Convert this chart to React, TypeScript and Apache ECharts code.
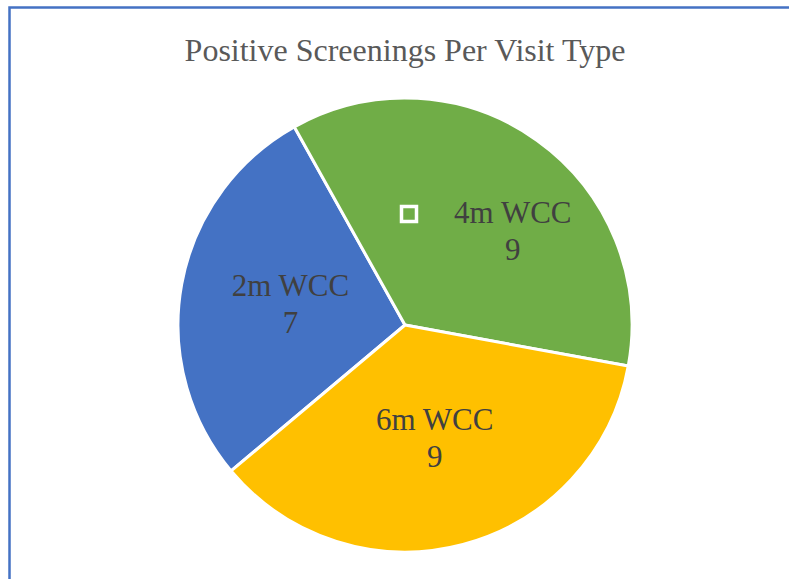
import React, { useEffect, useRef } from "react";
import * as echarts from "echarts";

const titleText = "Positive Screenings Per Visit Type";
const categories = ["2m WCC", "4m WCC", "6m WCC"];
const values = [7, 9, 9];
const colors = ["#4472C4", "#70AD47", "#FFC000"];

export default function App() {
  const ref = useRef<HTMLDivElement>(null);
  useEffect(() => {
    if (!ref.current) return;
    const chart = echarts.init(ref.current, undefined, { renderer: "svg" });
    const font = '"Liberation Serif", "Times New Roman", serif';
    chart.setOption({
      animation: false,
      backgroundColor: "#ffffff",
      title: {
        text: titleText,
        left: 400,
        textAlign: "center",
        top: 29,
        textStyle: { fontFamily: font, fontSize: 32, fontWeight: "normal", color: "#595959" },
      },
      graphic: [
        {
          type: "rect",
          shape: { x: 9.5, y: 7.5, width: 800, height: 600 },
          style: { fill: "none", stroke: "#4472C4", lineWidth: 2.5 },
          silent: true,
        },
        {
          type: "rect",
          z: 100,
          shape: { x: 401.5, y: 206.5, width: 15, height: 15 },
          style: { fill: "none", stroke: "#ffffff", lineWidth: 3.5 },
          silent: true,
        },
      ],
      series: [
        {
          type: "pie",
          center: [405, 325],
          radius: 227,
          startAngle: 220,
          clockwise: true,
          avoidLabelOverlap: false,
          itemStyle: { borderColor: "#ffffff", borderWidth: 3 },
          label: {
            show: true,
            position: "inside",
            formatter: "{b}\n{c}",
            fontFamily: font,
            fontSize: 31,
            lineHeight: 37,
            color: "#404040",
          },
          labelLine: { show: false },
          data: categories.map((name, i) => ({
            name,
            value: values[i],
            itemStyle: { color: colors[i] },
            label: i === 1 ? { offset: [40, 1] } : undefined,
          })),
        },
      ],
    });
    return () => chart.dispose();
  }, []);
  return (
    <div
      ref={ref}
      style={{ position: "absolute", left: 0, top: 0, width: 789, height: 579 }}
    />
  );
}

########################################

**Short exercise**
Skip every picture and transcribe the data above exactly.

**The response**
Convert this chart to React, TypeScript and Apache ECharts code.
import React, { useEffect, useRef } from "react";
import * as echarts from "echarts";

const titleText = "Positive Screenings Per Visit Type";
const categories = ["2m WCC", "4m WCC", "6m WCC"];
const values = [7, 9, 9];
const colors = ["#4472C4", "#70AD47", "#FFC000"];

export default function App() {
  const ref = useRef<HTMLDivElement>(null);
  useEffect(() => {
    if (!ref.current) return;
    const chart = echarts.init(ref.current, undefined, { renderer: "svg" });
    const font = '"Liberation Serif", "Times New Roman", serif';
    chart.setOption({
      animation: false,
      backgroundColor: "#ffffff",
      title: {
        text: titleText,
        left: 400,
        textAlign: "center",
        top: 29,
        textStyle: { fontFamily: font, fontSize: 32, fontWeight: "normal", color: "#595959" },
      },
      graphic: [
        {
          type: "rect",
          shape: { x: 9.5, y: 7.5, width: 800, height: 600 },
          style: { fill: "none", stroke: "#4472C4", lineWidth: 2.5 },
          silent: true,
        },
        {
          type: "rect",
          z: 100,
          shape: { x: 401.5, y: 206.5, width: 15, height: 15 },
          style: { fill: "none", stroke: "#ffffff", lineWidth: 3.5 },
          silent: true,
        },
      ],
      series: [
        {
          type: "pie",
          center: [405, 325],
          radius: 227,
          startAngle: 220,
          clockwise: true,
          avoidLabelOverlap: false,
          itemStyle: { borderColor: "#ffffff", borderWidth: 3 },
          label: {
            show: true,
            position: "inside",
            formatter: "{b}\n{c}",
            fontFamily: font,
            fontSize: 31,
            lineHeight: 37,
            color: "#404040",
          },
          labelLine: { show: false },
          data: categories.map((name, i) => ({
            name,
            value: values[i],
            itemStyle: { color: colors[i] },
            label: i === 1 ? { offset: [40, 1] } : undefined,
          })),
        },
      ],
    });
    return () => chart.dispose();
  }, []);
  return (
    <div
      ref={ref}
      style={{ position: "absolute", left: 0, top: 0, width: 789, height: 579 }}
    />
  );
}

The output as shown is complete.